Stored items

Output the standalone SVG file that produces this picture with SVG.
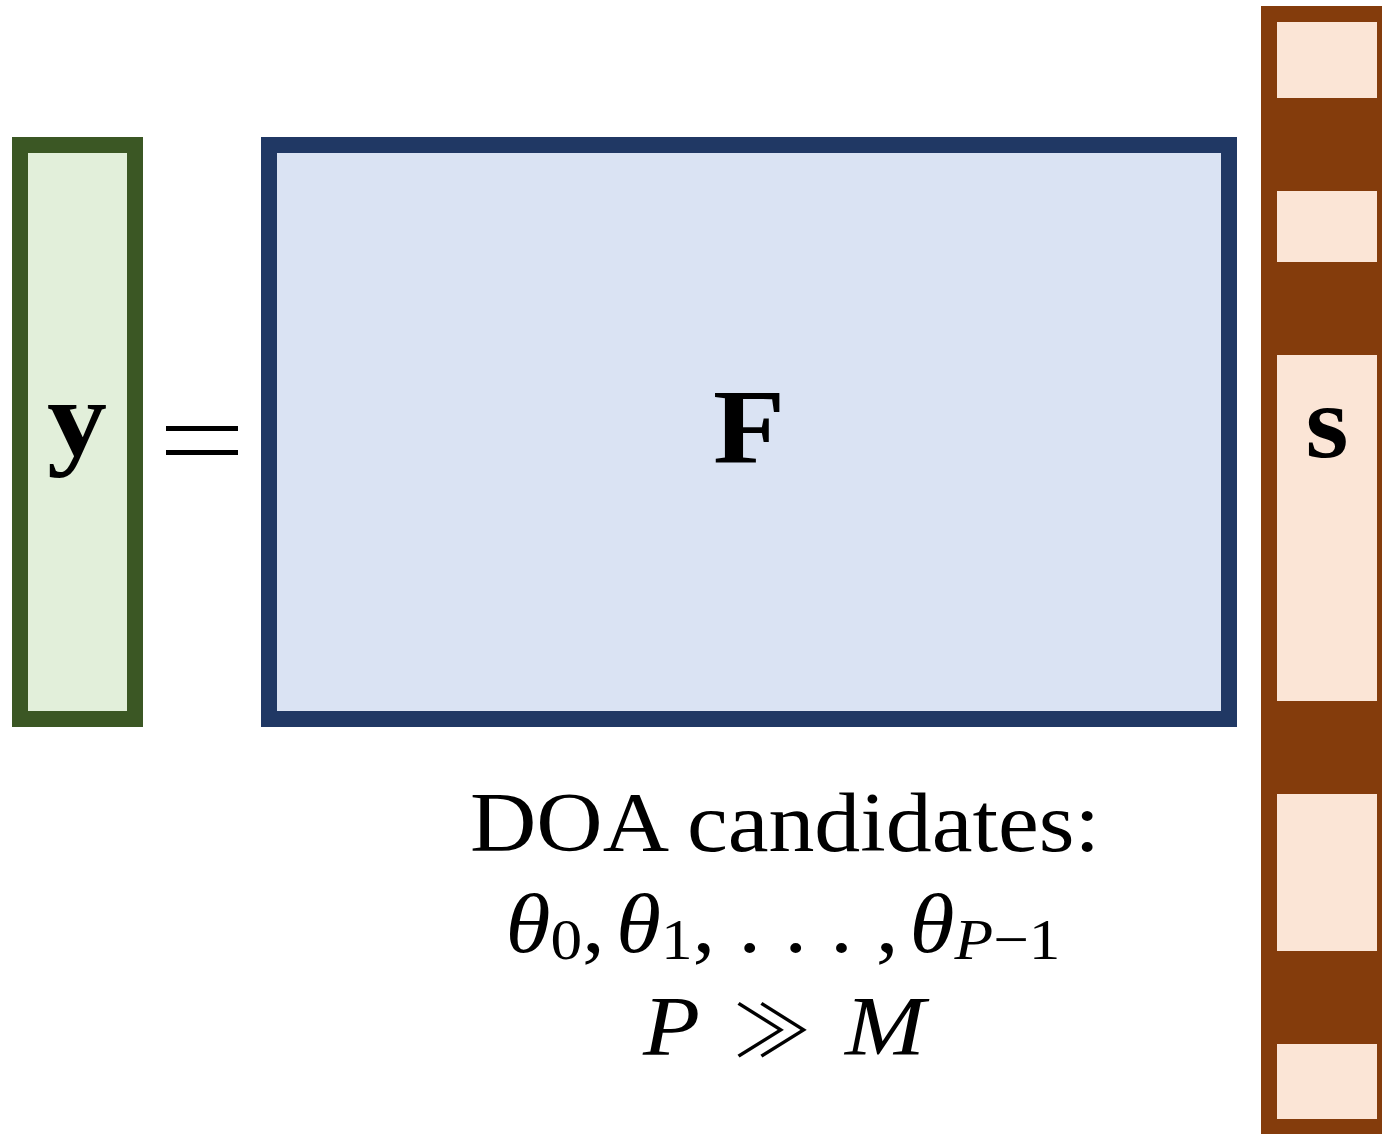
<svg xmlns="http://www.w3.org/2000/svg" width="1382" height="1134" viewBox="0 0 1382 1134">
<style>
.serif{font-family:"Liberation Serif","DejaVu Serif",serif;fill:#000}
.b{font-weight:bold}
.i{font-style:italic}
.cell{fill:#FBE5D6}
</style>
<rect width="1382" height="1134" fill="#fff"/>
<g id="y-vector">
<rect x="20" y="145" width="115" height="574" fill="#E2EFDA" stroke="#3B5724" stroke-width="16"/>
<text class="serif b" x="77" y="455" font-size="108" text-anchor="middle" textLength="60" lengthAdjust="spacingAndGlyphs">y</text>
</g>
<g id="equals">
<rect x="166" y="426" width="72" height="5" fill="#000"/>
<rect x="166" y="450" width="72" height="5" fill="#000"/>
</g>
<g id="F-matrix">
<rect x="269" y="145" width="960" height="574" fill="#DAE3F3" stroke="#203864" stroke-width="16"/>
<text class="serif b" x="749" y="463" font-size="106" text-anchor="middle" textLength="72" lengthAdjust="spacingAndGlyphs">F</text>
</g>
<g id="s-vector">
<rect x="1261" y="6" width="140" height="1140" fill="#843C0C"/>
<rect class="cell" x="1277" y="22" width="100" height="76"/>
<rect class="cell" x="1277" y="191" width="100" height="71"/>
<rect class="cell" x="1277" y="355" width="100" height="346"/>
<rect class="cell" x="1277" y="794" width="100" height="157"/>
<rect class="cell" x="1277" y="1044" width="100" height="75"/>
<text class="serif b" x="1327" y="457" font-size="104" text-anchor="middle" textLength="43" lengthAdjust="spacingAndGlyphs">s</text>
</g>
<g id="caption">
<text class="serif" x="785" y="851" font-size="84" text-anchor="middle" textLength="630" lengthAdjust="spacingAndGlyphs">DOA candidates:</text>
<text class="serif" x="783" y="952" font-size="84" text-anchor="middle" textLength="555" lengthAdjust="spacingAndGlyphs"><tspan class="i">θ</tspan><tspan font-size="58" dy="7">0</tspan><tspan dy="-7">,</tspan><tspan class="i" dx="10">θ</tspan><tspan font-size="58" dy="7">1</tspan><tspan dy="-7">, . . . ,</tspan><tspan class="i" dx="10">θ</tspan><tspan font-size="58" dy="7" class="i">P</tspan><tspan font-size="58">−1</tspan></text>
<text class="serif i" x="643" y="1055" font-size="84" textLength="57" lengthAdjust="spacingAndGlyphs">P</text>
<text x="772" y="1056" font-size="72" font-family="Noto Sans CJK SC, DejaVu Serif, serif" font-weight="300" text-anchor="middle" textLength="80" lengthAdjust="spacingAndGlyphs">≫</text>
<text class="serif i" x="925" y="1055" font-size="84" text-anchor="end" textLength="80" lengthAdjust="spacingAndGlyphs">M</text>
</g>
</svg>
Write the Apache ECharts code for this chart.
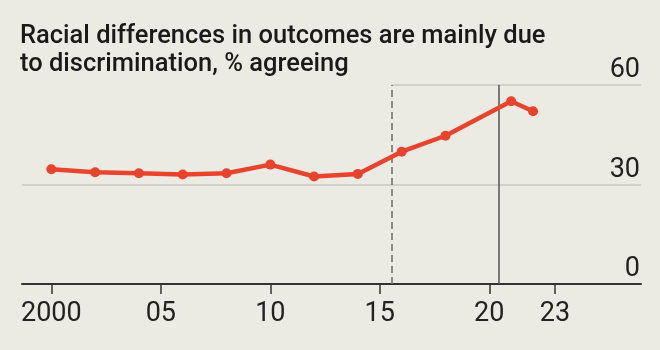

* PROBLEM DESCRIPTION:
Transcribe every line from the records above without alteration, and leave out the images.

* ANSWER TO THE EXERCISE:
Output the standalone SVG file that produces this picture with SVG.
<svg xmlns="http://www.w3.org/2000/svg" width="1382" height="1134" viewBox="0 0 1382 1134">
<style>
.serif{font-family:"Liberation Serif","DejaVu Serif",serif;fill:#000}
.b{font-weight:bold}
.i{font-style:italic}
.cell{fill:#FBE5D6}
</style>
<rect width="1382" height="1134" fill="#fff"/>
<g id="y-vector">
<rect x="20" y="145" width="115" height="574" fill="#E2EFDA" stroke="#3B5724" stroke-width="16"/>
<text class="serif b" x="77" y="455" font-size="108" text-anchor="middle" textLength="60" lengthAdjust="spacingAndGlyphs">y</text>
</g>
<g id="equals">
<rect x="166" y="426" width="72" height="5" fill="#000"/>
<rect x="166" y="450" width="72" height="5" fill="#000"/>
</g>
<g id="F-matrix">
<rect x="269" y="145" width="960" height="574" fill="#DAE3F3" stroke="#203864" stroke-width="16"/>
<text class="serif b" x="749" y="463" font-size="106" text-anchor="middle" textLength="72" lengthAdjust="spacingAndGlyphs">F</text>
</g>
<g id="s-vector">
<rect x="1261" y="6" width="140" height="1140" fill="#843C0C"/>
<rect class="cell" x="1277" y="22" width="100" height="76"/>
<rect class="cell" x="1277" y="191" width="100" height="71"/>
<rect class="cell" x="1277" y="355" width="100" height="346"/>
<rect class="cell" x="1277" y="794" width="100" height="157"/>
<rect class="cell" x="1277" y="1044" width="100" height="75"/>
<text class="serif b" x="1327" y="457" font-size="104" text-anchor="middle" textLength="43" lengthAdjust="spacingAndGlyphs">s</text>
</g>
<g id="caption">
<text class="serif" x="785" y="851" font-size="84" text-anchor="middle" textLength="630" lengthAdjust="spacingAndGlyphs">DOA candidates:</text>
<text class="serif" x="783" y="952" font-size="84" text-anchor="middle" textLength="555" lengthAdjust="spacingAndGlyphs"><tspan class="i">θ</tspan><tspan font-size="58" dy="7">0</tspan><tspan dy="-7">,</tspan><tspan class="i" dx="10">θ</tspan><tspan font-size="58" dy="7">1</tspan><tspan dy="-7">, . . . ,</tspan><tspan class="i" dx="10">θ</tspan><tspan font-size="58" dy="7" class="i">P</tspan><tspan font-size="58">−1</tspan></text>
<text class="serif i" x="643" y="1055" font-size="84" textLength="57" lengthAdjust="spacingAndGlyphs">P</text>
<text x="772" y="1056" font-size="72" font-family="Noto Sans CJK SC, DejaVu Serif, serif" font-weight="300" text-anchor="middle" textLength="80" lengthAdjust="spacingAndGlyphs">≫</text>
<text class="serif i" x="925" y="1055" font-size="84" text-anchor="end" textLength="80" lengthAdjust="spacingAndGlyphs">M</text>
</g>
</svg>
Write the Apache ECharts code for this chart.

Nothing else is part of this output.